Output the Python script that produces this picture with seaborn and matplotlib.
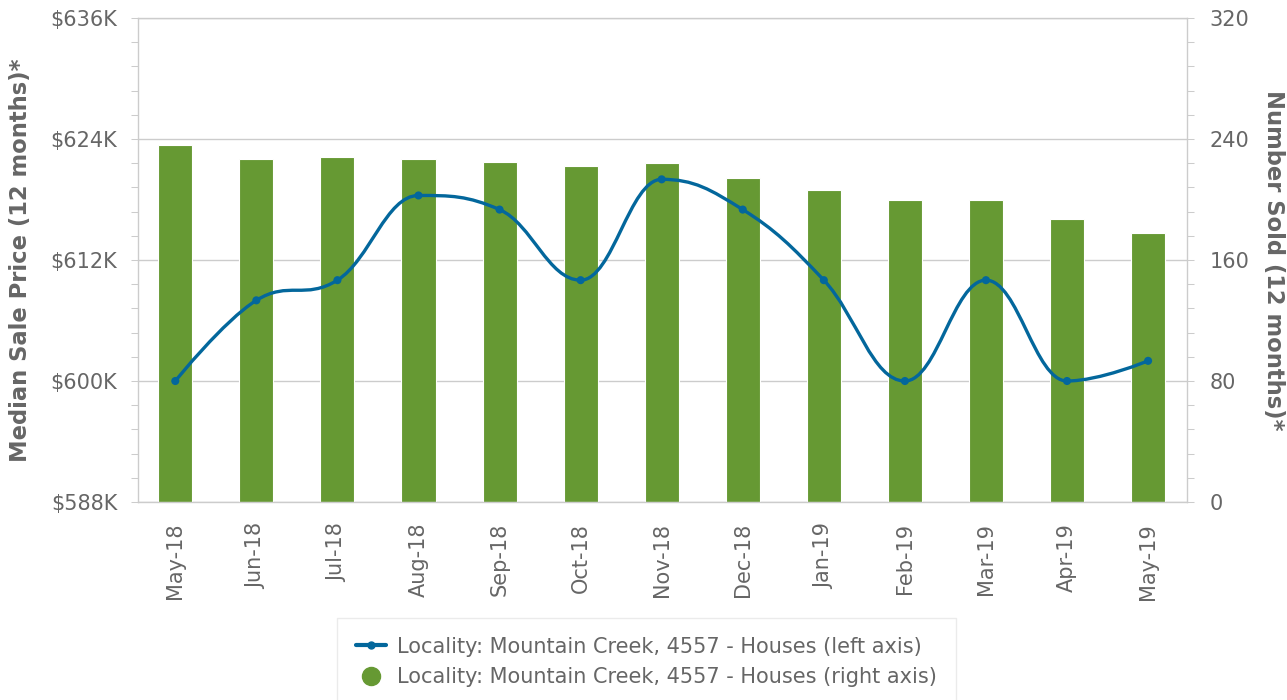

...

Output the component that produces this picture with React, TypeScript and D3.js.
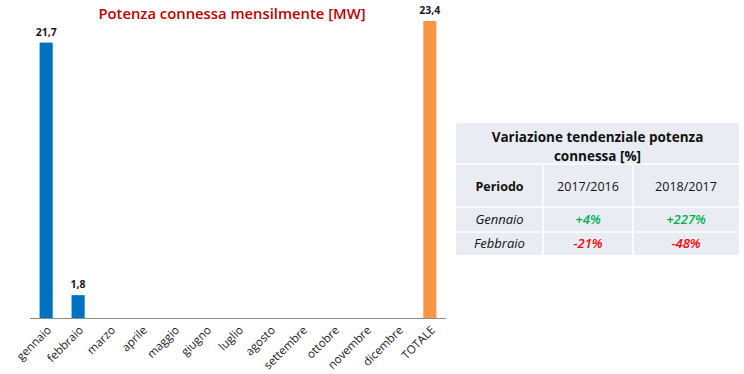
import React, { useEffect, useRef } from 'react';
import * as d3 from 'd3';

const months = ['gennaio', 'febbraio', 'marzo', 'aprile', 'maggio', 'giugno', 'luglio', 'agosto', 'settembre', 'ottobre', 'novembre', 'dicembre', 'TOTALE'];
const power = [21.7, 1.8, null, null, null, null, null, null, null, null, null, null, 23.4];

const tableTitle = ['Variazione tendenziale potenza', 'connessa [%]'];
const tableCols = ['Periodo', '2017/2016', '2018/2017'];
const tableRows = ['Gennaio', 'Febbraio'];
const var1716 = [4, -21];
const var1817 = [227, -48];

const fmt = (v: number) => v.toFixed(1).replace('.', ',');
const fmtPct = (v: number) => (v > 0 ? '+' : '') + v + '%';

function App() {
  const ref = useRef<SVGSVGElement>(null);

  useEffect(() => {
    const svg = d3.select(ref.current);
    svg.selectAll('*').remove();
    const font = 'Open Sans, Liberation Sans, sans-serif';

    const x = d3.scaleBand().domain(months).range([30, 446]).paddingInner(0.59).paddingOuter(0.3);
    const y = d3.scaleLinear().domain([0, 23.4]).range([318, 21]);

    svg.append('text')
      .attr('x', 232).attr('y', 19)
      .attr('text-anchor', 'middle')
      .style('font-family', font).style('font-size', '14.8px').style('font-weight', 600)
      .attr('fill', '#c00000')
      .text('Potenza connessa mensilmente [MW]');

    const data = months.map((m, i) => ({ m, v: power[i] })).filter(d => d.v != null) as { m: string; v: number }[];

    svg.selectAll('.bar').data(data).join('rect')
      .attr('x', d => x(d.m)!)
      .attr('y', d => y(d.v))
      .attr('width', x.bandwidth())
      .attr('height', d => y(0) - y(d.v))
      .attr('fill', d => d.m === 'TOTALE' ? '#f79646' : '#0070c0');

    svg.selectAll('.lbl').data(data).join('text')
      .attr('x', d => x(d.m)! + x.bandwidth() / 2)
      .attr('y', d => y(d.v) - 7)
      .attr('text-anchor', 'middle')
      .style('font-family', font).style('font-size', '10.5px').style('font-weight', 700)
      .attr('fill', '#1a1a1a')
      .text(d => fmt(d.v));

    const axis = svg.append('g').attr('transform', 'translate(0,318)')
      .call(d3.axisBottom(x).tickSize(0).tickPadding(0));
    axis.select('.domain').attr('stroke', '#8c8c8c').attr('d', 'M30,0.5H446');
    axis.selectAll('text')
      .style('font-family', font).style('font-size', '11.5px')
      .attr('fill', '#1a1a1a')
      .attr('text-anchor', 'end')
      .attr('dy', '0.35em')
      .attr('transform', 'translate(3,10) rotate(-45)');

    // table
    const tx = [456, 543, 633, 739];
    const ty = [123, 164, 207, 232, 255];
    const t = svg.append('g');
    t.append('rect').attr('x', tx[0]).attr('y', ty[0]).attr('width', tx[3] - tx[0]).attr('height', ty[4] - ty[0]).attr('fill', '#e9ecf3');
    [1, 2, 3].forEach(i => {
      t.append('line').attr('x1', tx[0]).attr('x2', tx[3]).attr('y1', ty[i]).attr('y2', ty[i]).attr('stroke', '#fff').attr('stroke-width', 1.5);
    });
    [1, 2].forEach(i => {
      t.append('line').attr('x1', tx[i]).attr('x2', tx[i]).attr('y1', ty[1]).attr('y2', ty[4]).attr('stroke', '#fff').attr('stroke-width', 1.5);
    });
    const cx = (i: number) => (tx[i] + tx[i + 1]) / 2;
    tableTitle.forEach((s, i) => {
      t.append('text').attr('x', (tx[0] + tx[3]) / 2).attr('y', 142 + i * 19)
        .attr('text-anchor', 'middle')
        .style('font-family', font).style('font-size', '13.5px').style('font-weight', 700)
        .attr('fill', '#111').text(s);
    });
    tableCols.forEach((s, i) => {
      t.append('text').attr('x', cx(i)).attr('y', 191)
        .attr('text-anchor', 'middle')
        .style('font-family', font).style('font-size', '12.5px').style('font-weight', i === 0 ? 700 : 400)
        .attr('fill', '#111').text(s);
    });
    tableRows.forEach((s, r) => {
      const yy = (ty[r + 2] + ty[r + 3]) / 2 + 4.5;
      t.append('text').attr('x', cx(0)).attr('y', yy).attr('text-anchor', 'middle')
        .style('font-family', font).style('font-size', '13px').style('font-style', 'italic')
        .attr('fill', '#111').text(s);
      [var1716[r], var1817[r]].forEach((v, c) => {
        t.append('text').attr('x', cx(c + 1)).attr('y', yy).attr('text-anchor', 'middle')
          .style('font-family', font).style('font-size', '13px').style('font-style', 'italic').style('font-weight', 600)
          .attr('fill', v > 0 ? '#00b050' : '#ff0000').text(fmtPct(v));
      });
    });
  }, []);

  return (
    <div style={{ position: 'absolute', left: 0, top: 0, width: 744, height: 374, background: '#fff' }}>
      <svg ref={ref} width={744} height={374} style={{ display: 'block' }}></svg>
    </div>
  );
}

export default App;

--

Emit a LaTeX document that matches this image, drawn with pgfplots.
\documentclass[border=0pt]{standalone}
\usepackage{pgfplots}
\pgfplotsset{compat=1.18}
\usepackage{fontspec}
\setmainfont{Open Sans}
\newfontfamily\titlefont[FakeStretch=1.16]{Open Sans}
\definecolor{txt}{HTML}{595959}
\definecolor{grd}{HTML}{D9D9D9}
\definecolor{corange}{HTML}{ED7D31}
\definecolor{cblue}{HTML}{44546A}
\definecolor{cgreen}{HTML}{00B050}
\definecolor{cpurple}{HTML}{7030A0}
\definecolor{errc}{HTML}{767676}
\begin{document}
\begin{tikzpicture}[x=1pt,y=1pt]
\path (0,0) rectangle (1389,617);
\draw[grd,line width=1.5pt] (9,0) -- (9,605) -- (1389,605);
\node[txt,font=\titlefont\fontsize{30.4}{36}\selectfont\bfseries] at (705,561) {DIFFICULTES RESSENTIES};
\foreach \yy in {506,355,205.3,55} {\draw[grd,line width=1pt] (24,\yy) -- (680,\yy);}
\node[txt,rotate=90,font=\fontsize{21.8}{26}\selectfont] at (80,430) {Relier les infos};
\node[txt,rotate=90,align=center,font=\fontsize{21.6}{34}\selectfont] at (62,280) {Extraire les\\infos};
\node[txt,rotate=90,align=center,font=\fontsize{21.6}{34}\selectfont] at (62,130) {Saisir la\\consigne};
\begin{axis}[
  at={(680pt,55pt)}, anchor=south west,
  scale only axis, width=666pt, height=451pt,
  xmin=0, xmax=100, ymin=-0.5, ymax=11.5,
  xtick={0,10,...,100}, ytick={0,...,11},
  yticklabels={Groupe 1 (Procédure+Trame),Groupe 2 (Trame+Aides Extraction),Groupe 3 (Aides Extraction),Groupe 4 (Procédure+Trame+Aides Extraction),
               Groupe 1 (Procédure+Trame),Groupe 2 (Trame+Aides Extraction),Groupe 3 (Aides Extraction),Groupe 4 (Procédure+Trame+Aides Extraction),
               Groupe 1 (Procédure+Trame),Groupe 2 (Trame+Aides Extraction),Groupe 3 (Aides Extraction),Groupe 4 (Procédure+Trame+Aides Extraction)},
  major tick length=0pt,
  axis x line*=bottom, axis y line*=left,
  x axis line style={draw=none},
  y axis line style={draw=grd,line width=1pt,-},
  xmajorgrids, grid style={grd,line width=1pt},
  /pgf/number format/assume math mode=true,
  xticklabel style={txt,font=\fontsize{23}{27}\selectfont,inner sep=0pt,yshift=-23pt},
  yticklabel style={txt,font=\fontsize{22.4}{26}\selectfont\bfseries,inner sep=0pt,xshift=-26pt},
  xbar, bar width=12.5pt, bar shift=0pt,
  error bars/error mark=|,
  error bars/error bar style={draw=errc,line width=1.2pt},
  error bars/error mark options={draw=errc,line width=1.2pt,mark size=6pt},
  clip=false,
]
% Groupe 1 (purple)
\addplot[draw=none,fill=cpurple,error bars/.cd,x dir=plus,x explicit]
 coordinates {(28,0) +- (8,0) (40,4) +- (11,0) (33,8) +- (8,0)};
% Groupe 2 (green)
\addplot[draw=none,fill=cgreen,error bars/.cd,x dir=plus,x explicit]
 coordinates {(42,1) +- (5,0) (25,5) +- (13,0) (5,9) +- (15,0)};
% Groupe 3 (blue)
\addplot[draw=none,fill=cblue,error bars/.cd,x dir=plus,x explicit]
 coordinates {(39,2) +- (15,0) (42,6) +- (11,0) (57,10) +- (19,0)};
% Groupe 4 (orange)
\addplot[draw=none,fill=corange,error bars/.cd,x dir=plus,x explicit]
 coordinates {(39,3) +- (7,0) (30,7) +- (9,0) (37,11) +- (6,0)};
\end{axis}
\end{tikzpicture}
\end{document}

(CHALLENGE): Everything from the line that contains "Output the component" down to the line that contains "const data = months.map((m, i)" should be written out exactly, end lines too, minus the pictures.

(OUTPUT OF THE TASK):
Output the component that produces this picture with React, TypeScript and D3.js.
import React, { useEffect, useRef } from 'react';
import * as d3 from 'd3';

const months = ['gennaio', 'febbraio', 'marzo', 'aprile', 'maggio', 'giugno', 'luglio', 'agosto', 'settembre', 'ottobre', 'novembre', 'dicembre', 'TOTALE'];
const power = [21.7, 1.8, null, null, null, null, null, null, null, null, null, null, 23.4];

const tableTitle = ['Variazione tendenziale potenza', 'connessa [%]'];
const tableCols = ['Periodo', '2017/2016', '2018/2017'];
const tableRows = ['Gennaio', 'Febbraio'];
const var1716 = [4, -21];
const var1817 = [227, -48];

const fmt = (v: number) => v.toFixed(1).replace('.', ',');
const fmtPct = (v: number) => (v > 0 ? '+' : '') + v + '%';

function App() {
  const ref = useRef<SVGSVGElement>(null);

  useEffect(() => {
    const svg = d3.select(ref.current);
    svg.selectAll('*').remove();
    const font = 'Open Sans, Liberation Sans, sans-serif';

    const x = d3.scaleBand().domain(months).range([30, 446]).paddingInner(0.59).paddingOuter(0.3);
    const y = d3.scaleLinear().domain([0, 23.4]).range([318, 21]);

    svg.append('text')
      .attr('x', 232).attr('y', 19)
      .attr('text-anchor', 'middle')
      .style('font-family', font).style('font-size', '14.8px').style('font-weight', 600)
      .attr('fill', '#c00000')
      .text('Potenza connessa mensilmente [MW]');

    const data = months.map((m, i) => ({ m, v: power[i] })).filter(d => d.v != null) as { m: string; v: number }[];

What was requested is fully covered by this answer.